= Center for Effective Government =

American former think tank

The Center for Effective Government, formerly OMB Watch, was a think tank and advocacy group based in Washington, D.C. It was focused on government transparency. Founded in 1983, the organization ceased operations in 2016, folding its work into the Project On Government Oversight.

==History==
OMB Watch was formed by Gary D. Bass in 1983 in an effort to increase transparency surrounding the Office of Management and Budget (OMB).

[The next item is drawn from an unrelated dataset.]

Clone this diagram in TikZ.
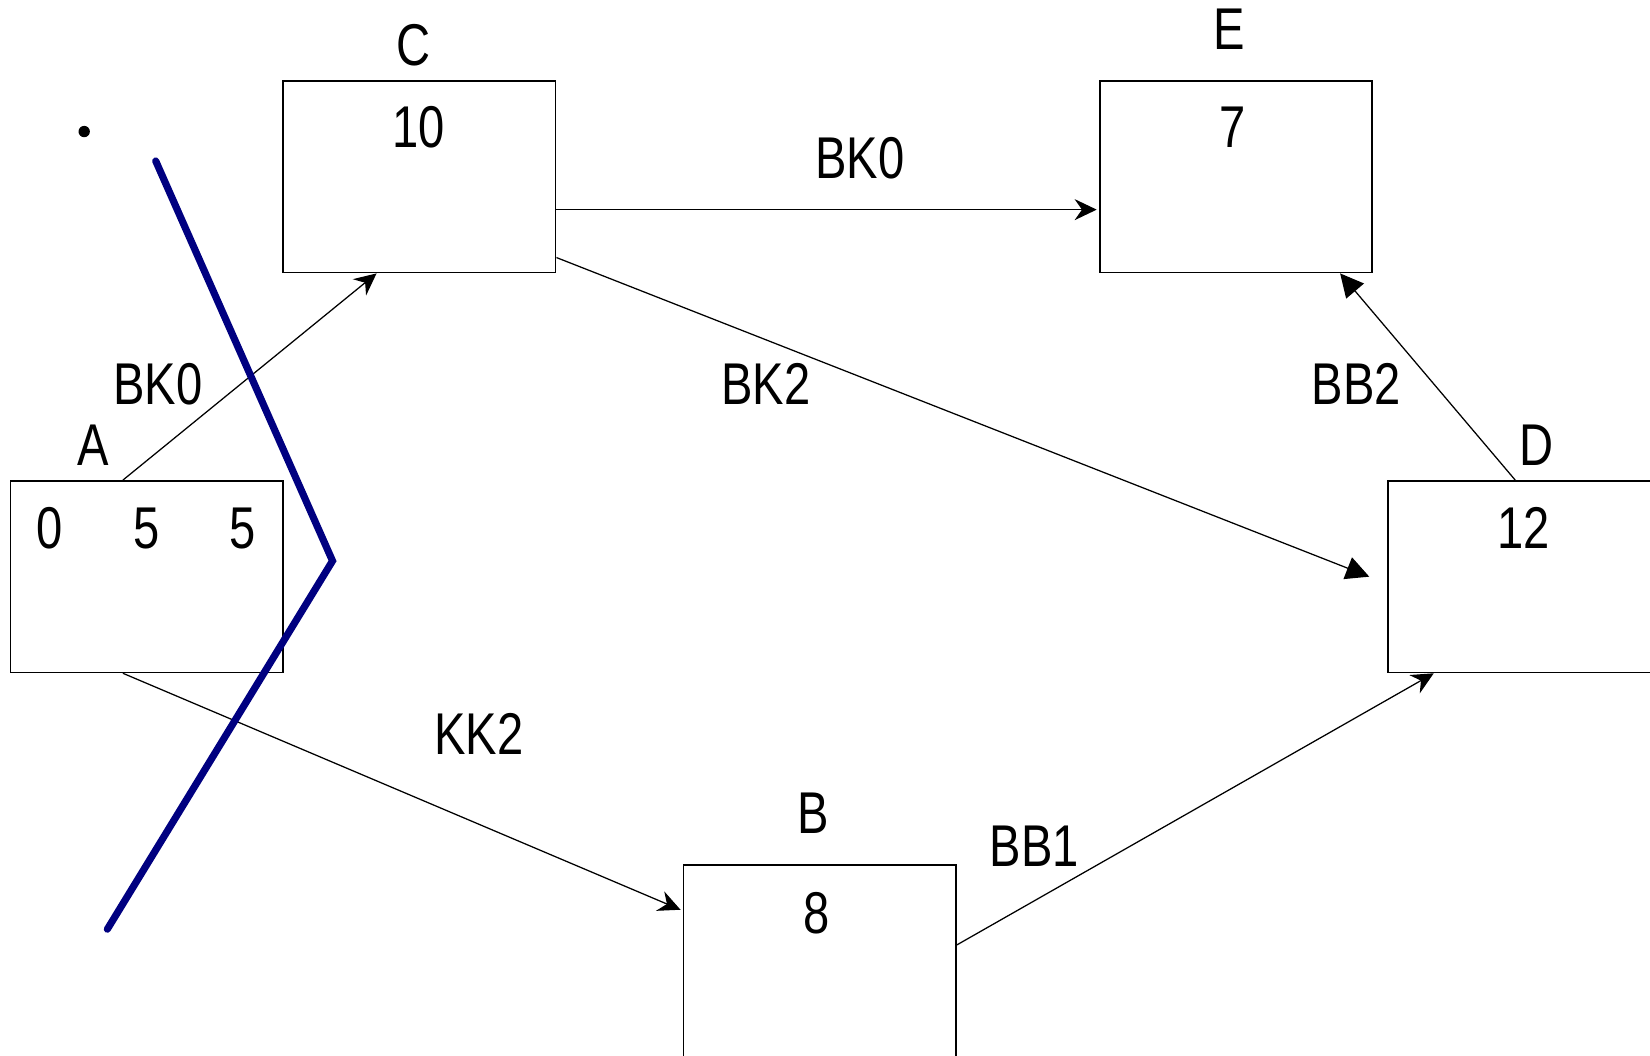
\documentclass[tikz,border=0pt]{standalone}
\usepackage{fontspec}
\setmainfont{Liberation Sans}[FakeStretch=0.8]
\usetikzlibrary{arrows.meta,calc}
\definecolor{cutblue}{RGB}{0,0,128}
\begin{document}
\begin{tikzpicture}[x=0.5pt,y=-0.5pt,
  every node/.style={font=\fontsize{28}{34}\selectfont, inner sep=0pt},
  box/.style={draw, line width=0.8pt, minimum width=129.5pt, minimum height=91pt, inner sep=0pt},
  lbl/.style={},
  openarr/.style={draw, line width=0.6pt, -{Stealth[length=10.5pt,width=10pt,inset=3.5pt]}},
  fillarr/.style={draw, line width=0.6pt, -{Triangle[length=11pt,width=11pt]}},
  cut/.style={draw=cutblue, line width=3.4pt, line cap=round, line join=miter}
]
\clip (0,0) rectangle (1568,1003);
\path[use as bounding box] (0,0) rectangle (1568,1003);

% boxes
\node[box] (C) at (398.5,168) {};
\node[box] (E) at (1174.5,168) {};
\node[box] (A) at (139.5,548) {};
\node[box] (D) at (1448.5,548) {};
\node[box] (B) at (779,913) {};

% box titles
\node[lbl] (Ct) at (393,43) {C};
\node[lbl] (Et) at (1168,28) {E};
\node[lbl] (At) at (89,423) {A};
\node[lbl] (Dt) at (1460,423) {D};
\node[lbl] (Bt) at (773,773) {B};

% values
\node[lbl] (Cv) at (398,121) {10};
\node[lbl] (Ev) at (1171,121) {7};
\node[lbl] (Av1) at (47,502) {0};
\node[lbl] (Av2) at (139,502) {5};
\node[lbl] (Av3) at (231,502) {5};
\node[lbl] (Dv) at (1448,502) {12};
\node[lbl] (Bv) at (776,868) {8};

% connector end points on the boxes
\coordinate (AN) at ($(A.north west)!0.413!(A.north east)$);
\coordinate (AS) at ($(A.south west)!0.413!(A.south east)$);
\coordinate (CS) at ($(C.south west)!0.344!(C.south east)$);
\coordinate (CE1) at ($(C.north east)!0.670!(C.south east)$);
\coordinate (CE2) at ($(C.north east)!0.918!(C.south east)$);
\coordinate (EW) at ([xshift=-1pt]$(E.north west)!0.670!(E.south west)$);
\coordinate (ES) at ($(E.south west)!0.880!(E.south east)$);
\coordinate (DW) at ([xshift=-8.5pt]D.west);
\coordinate (DN) at ($(D.north west)!0.467!(D.north east)$);
\coordinate (DS) at ($(D.south west)!0.170!(D.south east)$);
\coordinate (BW) at ([xshift=-1pt]$(B.north west)!0.236!(B.south west)$);
\coordinate (BE) at ($(B.north east)!0.418!(B.south east)$);

% connectors
\draw[openarr] (AN) -- (CS);
\draw[openarr] (CE1) -- (EW);
\draw[fillarr] (CE2) -- (DW);
\draw[fillarr] (DN) -- (ES);
\draw[openarr] (AS) -- (BW);
\draw[openarr] (BE) -- (DS);

% connector labels
\node[lbl] (l1) at (150,365) {BK0};
\node[lbl] (l2) at (817,150) {BK0};
\node[lbl] (l3) at (728,365) {BK2};
\node[lbl] (l4) at (1289,365) {BB2};
\node[lbl] (l5) at (455,697) {KK2};
\node[lbl] (l6) at (983,804) {BB1};

% dot
\fill (80,125) circle (2.7pt);

% cut line
\coordinate (cut1) at (148,153);
\coordinate (cut2) at (316,533);
\coordinate (cut3) at (102,883);
\draw[cut] (cut1) -- (cut2) -- (cut3);
\end{tikzpicture}
\end{document}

OMB Watch changed its name to the Center for Effective Government in January 2013. In March 2016, the organization closed its doors, folding its work into the Project On Government Oversight. The reason was financial difficulties.

==Activities==
The Center for Effective Government concentrated on four main areas: the role of government; information and access; budget, taxation and government performance; and regulatory policy. The organization's goal was to improve access to decision-makers and energize citizen participation. Charity Navigator rated Center for Effective Government with four stars out of four possible for financial performance, accountability and transparency.

The Center's reports were used by media outlets, such as Politico, when it quoted CEG's second annual performance analysis of the 15 government agencies' processing the most Freedom of Information Act (United States) requests and NGO's like Immigration Impact and in complaints or lawsuits, such as Brown et al. v. U.S. Customs and Border Protection, (132 F.Supp.3d 1170, 2015).

Comments by staff were included in newspapers such as the Fiscal Times.

CEG gave testimony, submitted comments, statements and questions for the record, to Congress and other governmental bodies.